◆ **OBJECTIVE**:
Up to and including the line with "(v111at) -- (v111ab);", write out the listing from its first line, minus the pictures.

◆ **SUPPLIED INFORMATION**:

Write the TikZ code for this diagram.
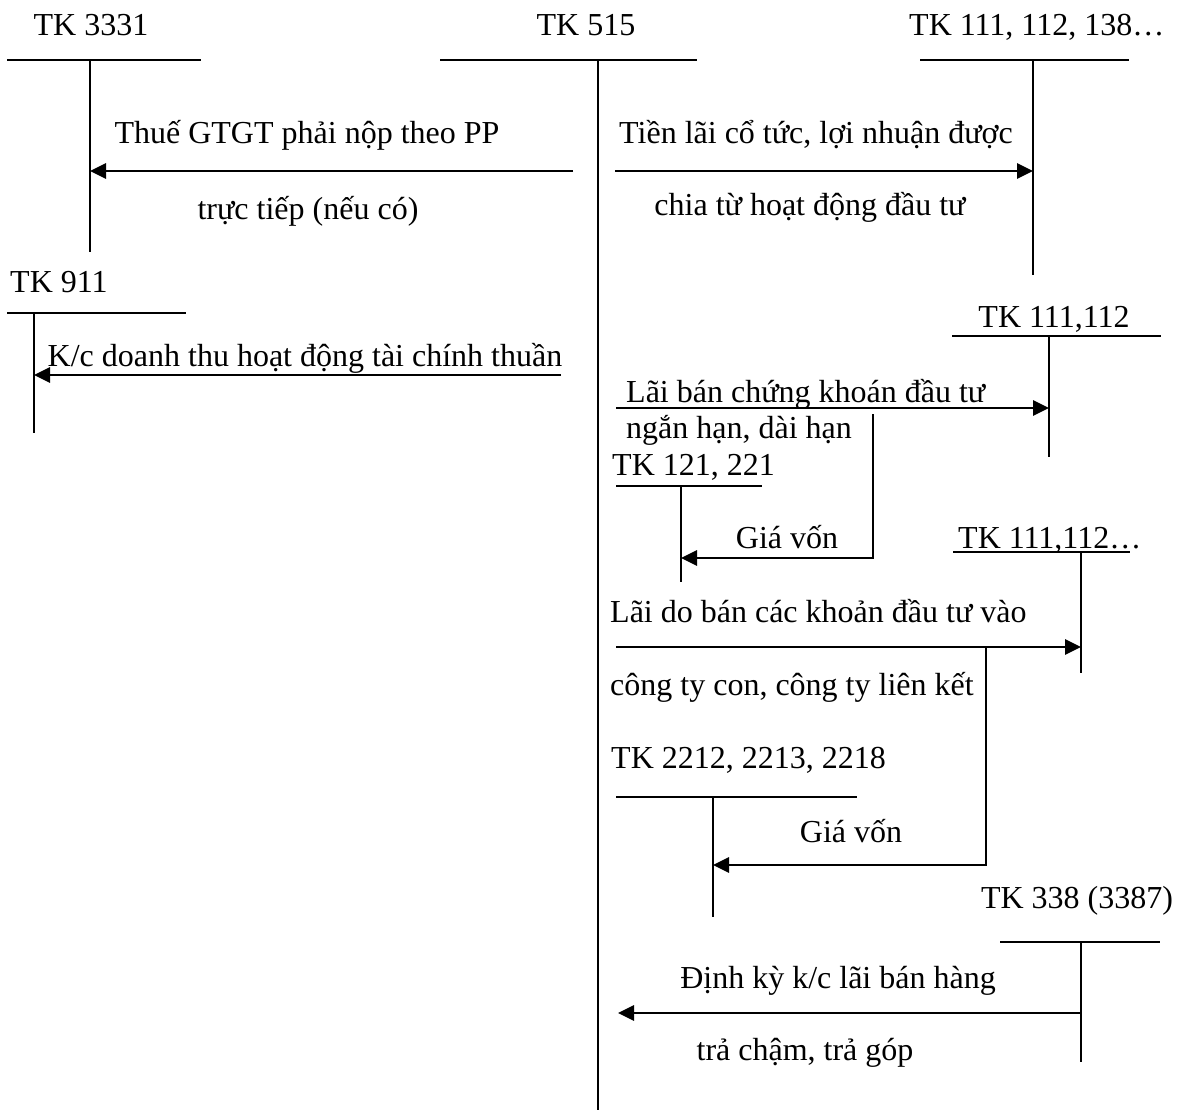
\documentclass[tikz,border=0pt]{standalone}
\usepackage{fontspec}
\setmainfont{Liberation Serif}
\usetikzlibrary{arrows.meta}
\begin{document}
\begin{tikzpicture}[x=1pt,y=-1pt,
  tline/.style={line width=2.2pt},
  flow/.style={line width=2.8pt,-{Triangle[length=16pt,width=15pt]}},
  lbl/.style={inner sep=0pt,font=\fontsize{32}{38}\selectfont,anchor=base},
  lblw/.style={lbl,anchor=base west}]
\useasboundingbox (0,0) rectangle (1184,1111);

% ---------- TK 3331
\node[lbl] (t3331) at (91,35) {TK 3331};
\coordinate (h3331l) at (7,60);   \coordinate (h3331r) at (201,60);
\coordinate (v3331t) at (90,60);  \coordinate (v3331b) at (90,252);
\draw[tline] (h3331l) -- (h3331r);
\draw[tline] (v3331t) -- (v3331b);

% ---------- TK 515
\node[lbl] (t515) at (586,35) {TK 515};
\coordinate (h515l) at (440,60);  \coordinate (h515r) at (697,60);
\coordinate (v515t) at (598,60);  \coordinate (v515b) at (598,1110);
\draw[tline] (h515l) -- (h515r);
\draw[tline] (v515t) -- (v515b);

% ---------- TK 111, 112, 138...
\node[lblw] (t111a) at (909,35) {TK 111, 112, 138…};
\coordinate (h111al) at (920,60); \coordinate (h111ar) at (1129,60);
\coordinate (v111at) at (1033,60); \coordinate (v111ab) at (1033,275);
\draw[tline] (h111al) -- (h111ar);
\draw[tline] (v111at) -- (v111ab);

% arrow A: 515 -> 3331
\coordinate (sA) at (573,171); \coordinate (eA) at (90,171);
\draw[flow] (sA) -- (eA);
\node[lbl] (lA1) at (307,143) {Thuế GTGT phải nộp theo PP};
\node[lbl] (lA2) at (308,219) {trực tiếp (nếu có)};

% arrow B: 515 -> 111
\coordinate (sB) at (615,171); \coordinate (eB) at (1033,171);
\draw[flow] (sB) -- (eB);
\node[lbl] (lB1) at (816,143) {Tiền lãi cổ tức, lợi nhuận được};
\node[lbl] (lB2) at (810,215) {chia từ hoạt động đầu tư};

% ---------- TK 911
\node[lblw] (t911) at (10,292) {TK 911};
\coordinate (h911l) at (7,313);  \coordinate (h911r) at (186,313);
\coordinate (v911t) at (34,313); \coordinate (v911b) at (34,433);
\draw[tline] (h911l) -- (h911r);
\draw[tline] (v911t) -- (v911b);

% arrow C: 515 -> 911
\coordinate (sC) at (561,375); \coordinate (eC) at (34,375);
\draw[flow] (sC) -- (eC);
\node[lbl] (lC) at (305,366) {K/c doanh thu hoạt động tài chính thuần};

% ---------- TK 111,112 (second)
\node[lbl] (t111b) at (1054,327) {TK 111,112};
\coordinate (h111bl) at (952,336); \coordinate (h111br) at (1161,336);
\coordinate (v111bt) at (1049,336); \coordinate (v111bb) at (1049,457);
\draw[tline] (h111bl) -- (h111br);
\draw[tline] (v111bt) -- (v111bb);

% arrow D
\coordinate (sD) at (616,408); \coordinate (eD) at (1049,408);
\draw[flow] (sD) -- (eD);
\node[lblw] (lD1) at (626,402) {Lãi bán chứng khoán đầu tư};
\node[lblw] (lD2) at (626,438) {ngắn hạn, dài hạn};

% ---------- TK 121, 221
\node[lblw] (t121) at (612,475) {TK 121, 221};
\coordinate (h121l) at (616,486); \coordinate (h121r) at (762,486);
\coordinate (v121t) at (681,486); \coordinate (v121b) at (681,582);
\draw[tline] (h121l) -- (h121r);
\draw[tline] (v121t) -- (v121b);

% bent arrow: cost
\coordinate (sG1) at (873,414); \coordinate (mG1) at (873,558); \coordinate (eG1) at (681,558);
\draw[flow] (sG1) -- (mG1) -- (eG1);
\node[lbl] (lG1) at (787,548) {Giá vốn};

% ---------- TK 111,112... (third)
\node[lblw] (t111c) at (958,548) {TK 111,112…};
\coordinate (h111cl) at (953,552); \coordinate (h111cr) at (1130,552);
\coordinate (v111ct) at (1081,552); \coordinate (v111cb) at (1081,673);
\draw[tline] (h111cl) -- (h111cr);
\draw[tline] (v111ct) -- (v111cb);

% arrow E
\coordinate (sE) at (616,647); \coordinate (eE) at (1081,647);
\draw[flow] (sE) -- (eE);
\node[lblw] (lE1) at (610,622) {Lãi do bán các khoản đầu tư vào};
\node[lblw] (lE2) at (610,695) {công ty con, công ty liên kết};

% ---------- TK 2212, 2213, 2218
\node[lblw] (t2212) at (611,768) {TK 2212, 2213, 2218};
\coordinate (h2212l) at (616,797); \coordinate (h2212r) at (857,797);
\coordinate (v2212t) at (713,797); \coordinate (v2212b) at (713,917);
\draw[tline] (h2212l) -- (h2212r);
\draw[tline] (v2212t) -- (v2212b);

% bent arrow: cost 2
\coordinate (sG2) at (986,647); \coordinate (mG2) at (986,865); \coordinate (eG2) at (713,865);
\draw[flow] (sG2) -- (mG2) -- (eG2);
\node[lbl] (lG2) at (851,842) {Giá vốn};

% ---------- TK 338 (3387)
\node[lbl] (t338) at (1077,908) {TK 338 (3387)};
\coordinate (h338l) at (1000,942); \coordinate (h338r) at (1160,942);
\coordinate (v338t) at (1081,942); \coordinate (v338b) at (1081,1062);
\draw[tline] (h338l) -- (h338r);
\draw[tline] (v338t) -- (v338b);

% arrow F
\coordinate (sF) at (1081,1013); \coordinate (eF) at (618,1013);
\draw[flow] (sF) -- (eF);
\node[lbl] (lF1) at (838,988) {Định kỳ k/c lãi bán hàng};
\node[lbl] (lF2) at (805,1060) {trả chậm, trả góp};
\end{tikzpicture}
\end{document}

◆ **THE SOLUTION**:
Write the TikZ code for this diagram.
\documentclass[tikz,border=0pt]{standalone}
\usepackage{fontspec}
\setmainfont{Liberation Serif}
\usetikzlibrary{arrows.meta}
\begin{document}
\begin{tikzpicture}[x=1pt,y=-1pt,
  tline/.style={line width=2.2pt},
  flow/.style={line width=2.8pt,-{Triangle[length=16pt,width=15pt]}},
  lbl/.style={inner sep=0pt,font=\fontsize{32}{38}\selectfont,anchor=base},
  lblw/.style={lbl,anchor=base west}]
\useasboundingbox (0,0) rectangle (1184,1111);

% ---------- TK 3331
\node[lbl] (t3331) at (91,35) {TK 3331};
\coordinate (h3331l) at (7,60);   \coordinate (h3331r) at (201,60);
\coordinate (v3331t) at (90,60);  \coordinate (v3331b) at (90,252);
\draw[tline] (h3331l) -- (h3331r);
\draw[tline] (v3331t) -- (v3331b);

% ---------- TK 515
\node[lbl] (t515) at (586,35) {TK 515};
\coordinate (h515l) at (440,60);  \coordinate (h515r) at (697,60);
\coordinate (v515t) at (598,60);  \coordinate (v515b) at (598,1110);
\draw[tline] (h515l) -- (h515r);
\draw[tline] (v515t) -- (v515b);

% ---------- TK 111, 112, 138...
\node[lblw] (t111a) at (909,35) {TK 111, 112, 138…};
\coordinate (h111al) at (920,60); \coordinate (h111ar) at (1129,60);
\coordinate (v111at) at (1033,60); \coordinate (v111ab) at (1033,275);
\draw[tline] (h111al) -- (h111ar);
\draw[tline] (v111at) -- (v111ab);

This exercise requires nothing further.